Winter can be a difficult time for many people. The weather turns cold and it seems at times the sun has taken an extended vacation. It is easy to be like the bears and want to hibernate, but isolating ourselves is the worse thing we can do. How can we find joy when the weather seems so depressing and it feels like we just want to sit in bed until spring arrives?
We experience joy all around us, if we are open and mindful of nature’s sounds and sights. Sometimes we are so busy we forget to look at the clouds or hear the birds singing. Even in winter, the trees have something to say. They may appear barren, but have you ever noticed their beautiful shape and how their bareness has a beauty of its own?
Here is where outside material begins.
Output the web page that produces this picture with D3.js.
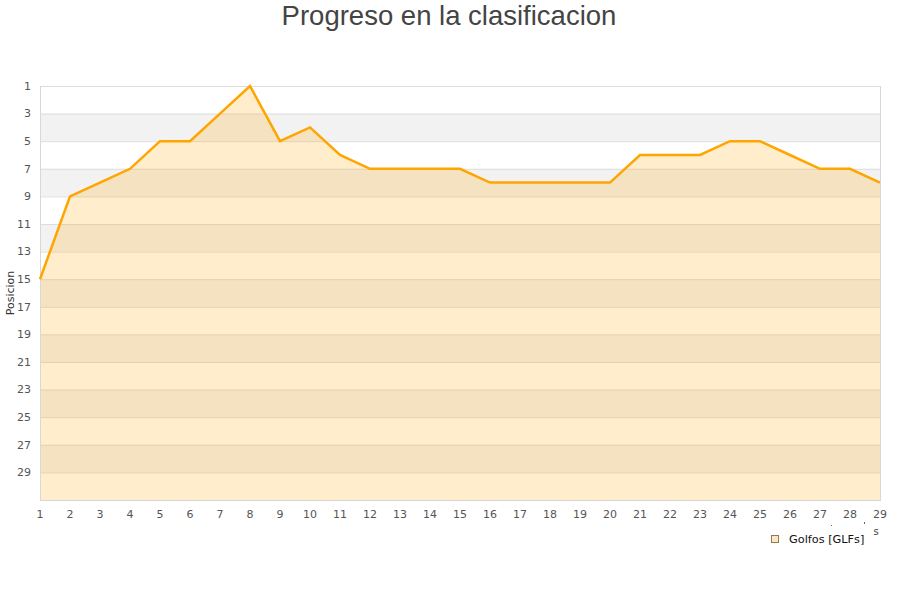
<!DOCTYPE html>
<html><head><meta charset="utf-8">
<script src="https://cdn.jsdelivr.net/npm/d3@7"></script>
<style>body{margin:0;background:#fff}svg{display:block}</style>
</head><body>
<script>
const title = "Progreso en la clasificacion";
const yTitle = "Posicion";
const seriesName = "Golfos [GLFs]";
const jornadas = [1,2,3,4,5,6,7,8,9,10,11,12,13,14,15,16,17,18,19,20,21,22,23,24,25,26,27,28,29];
const posiciones = [15,9,8,7,5,5,3,1,5,4,6,7,7,7,7,8,8,8,8,8,6,6,6,5,5,6,7,7,8];
const yTicks = [1,3,5,7,9,11,13,15,17,19,21,23,25,27,29];

const W = 900, H = 600;
const svg = d3.select("body").append("svg").attr("width", W).attr("height", H);
const x = d3.scaleLinear().domain([1, 29]).range([40, 880]);
const y = d3.scaleLinear().domain([1, 31]).range([86, 500]);

// bands
const bands = d3.range(1, 31, 2);
svg.append("g").selectAll("rect").data(bands).join("rect")
  .attr("x", x(1)).attr("width", x(29) - x(1))
  .attr("y", d => y(d)).attr("height", d => y(d + 2) - y(d))
  .attr("fill", (d, i) => i % 2 ? "#f2f2f2" : "#ffffff");

// grid lines
svg.append("g").selectAll("line").data(yTicks).join("line")
  .attr("x1", x(1)).attr("x2", x(29))
  .attr("y1", d => y(d) + 0.5).attr("y2", d => y(d) + 0.5)
  .attr("stroke", "#dddddd").attr("stroke-width", 1);

const data = jornadas.map((j, i) => ({j, p: posiciones[i]}));
svg.append("path").datum(data)
  .attr("d", d3.area().x(d => x(d.j)).y0(y(31)).y1(d => y(d.p)))
  .attr("fill", "rgba(255,165,0,0.2)");

// frame
svg.append("line").attr("x1", x(1) + 0.5).attr("x2", x(1) + 0.5).attr("y1", y(1)).attr("y2", y(31)).attr("stroke", "#d8d8d8");
svg.append("line").attr("x1", x(29) + 0.5).attr("x2", x(29) + 0.5).attr("y1", y(1)).attr("y2", y(31)).attr("stroke", "#d8d8d8");
svg.append("line").attr("x1", x(1)).attr("x2", x(29) + 1).attr("y1", y(31) + 0.5).attr("y2", y(31) + 0.5).attr("stroke", "#d8d8d8");

svg.append("path").datum(data)
  .attr("d", d3.line().x(d => x(d.j)).y(d => y(d.p)))
  .attr("fill", "none").attr("stroke", "#ffa500").attr("stroke-width", 2.5)
  .attr("stroke-linejoin", "miter");

// y axis labels
svg.append("g").selectAll("text").data(yTicks).join("text")
  .attr("x", 31).attr("y", d => y(d)).attr("dy", "0.35em")
  .attr("text-anchor", "end")
  .attr("font-family", "DejaVu Sans, sans-serif").attr("font-size", 11).attr("fill", "#555")
  .text(d => d);

// x axis labels
svg.append("g").selectAll("text").data(jornadas).join("text")
  .attr("x", d => x(d)).attr("y", 518)
  .attr("text-anchor", "middle")
  .attr("font-family", "DejaVu Sans, sans-serif").attr("font-size", 11).attr("fill", "#555")
  .text(d => d);

// title
svg.append("text").attr("x", 449).attr("y", 25).attr("text-anchor", "middle")
  .attr("font-family", "Liberation Sans, Arial, sans-serif").attr("font-size", 27.5).attr("fill", "#444")
  .text(title);

// y title
svg.append("text").attr("transform", "translate(14,293) rotate(-90)")
  .attr("text-anchor", "middle")
  .attr("font-family", "DejaVu Sans, sans-serif").attr("font-size", 11).attr("fill", "#333")
  .text(yTitle);

// stray x title fragment
svg.append("text").attr("x", 876).attr("y", 535).attr("text-anchor", "middle")
  .attr("font-family", "DejaVu Sans, sans-serif").attr("font-size", 10).attr("fill", "#444").text("s");
svg.append("rect").attr("x", 831).attr("y", 525).attr("width", 1).attr("height", 1).attr("fill", "#666");
svg.append("rect").attr("x", 864).attr("y", 522).attr("width", 1).attr("height", 2).attr("fill", "#666");

// legend
svg.append("rect").attr("x", 771.5).attr("y", 535.5).attr("width", 7).attr("height", 7)
  .attr("fill", "#fde6bf").attr("stroke", "#8a7a60").attr("stroke-width", 1);
svg.append("text").attr("x", 789).attr("y", 543)
  .attr("font-family", "DejaVu Sans, sans-serif").attr("font-size", 11.3).attr("fill", "#111")
  .text(seriesName);
</script>
</body></html>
The people we see daily can also give us joy. For example, we can experience joy when someone smiles at us. It seems like such a simple gesture, yet they are glad to see us and are making an effort to let us know that. What about the laugh of a child or a baby? Or the love of a kitten or puppy? If we stop to think about it, joy can be heard and seen without effort.
Why is it important to be joyful?
Joy can help us find our inner strength and peace. It helps us be caring and thoughtful. People enjoy others who are positive: its human nature. However, the main reason to be joyful is that is helps us feel good about ourselves and others. It is much easier to be positive when we are joyful. It is easier to handle the challenges of each day when we an effort to see the joy around us.
When times are difficult, we need
to know that there is Joy!
Things will get better.
Let us be mindful of
all the joy that’s
in front of us today
Let our eyes,
and ears be open
to all the opportunities
We can give
and receive joy
Yes, joy is here, today!
Holidays can be especially hard for people who have families that are having difficulties and may bring back old memories of past abuse or times we were disappointed. Holidays can bring the best or the worst out in us. I have found some suggestions that I have heard from experts and friends which seem to work well. We see movies of loving families having sentimental moments as they eat dinner and touching reunions, but the truth is many times Christmas can be stressful and we might feel glad when it’s over. But it doesn’t have to be that way.
Here are some suggestions that have helped me in the past.
1. Expectations – We might have an expectation that because it’s Christmas the family will magically turn into the Huxtables who were on the Bill Cosby Show. We dream of a joyful visit, wonderful food, and much laughter. In some families that may be reality, however, in many families that probably isn’t the case. How our family is the rest of the year will probably be the way they will be on Christmas. The person who drinks too much and becomes obnoxious will most likely drink again. The person who is critical won’t change and the two or three people who never get along may have the same challenge. Knowing this- we can approach the day with a plan on how we are going to react and enjoy the loving moments and encourage them.
2. Attitude – We might not be able to change the situation but we do have control of our attitude. If we go to Christmas with the attitude of just trying to get through it and dreading being with the family we will probably have an awful time. If we focus on the positive aspects and attempt to bring out the caring nature of the family it could actually be fun. In our family when we start dinner we each say what we are thankful for and what we appreciate about the person the next to us. At first they were shy about expressing these feelings but now it’s a welcome tradition.
3. Don’t over-drink alcohol – Some of the biggest disasters during Christmas are due to people being drunk and doing and saying things they would never do if they were sober. Have a glass of wine if you like, but don’t have two, three, or four. What might happen after you are drunk may affect your life forever.
4. Have fun! Think of something your family has in common. For instance they might like to play games or sports. This can make an enjoyable day and something children will remember when they become older. This can also be a tradition.
5. Tell your family how much you love them – Many times we assume our family knows we love them- challenges and all- and so we never tell them. That might just be what the person who is critical needs to hear. We don’t know how long we will have each person in our family. Illness and accidents can take them from us in an instant. Now is the time to show your love!
Most of all, experience the joy you desire and have fun!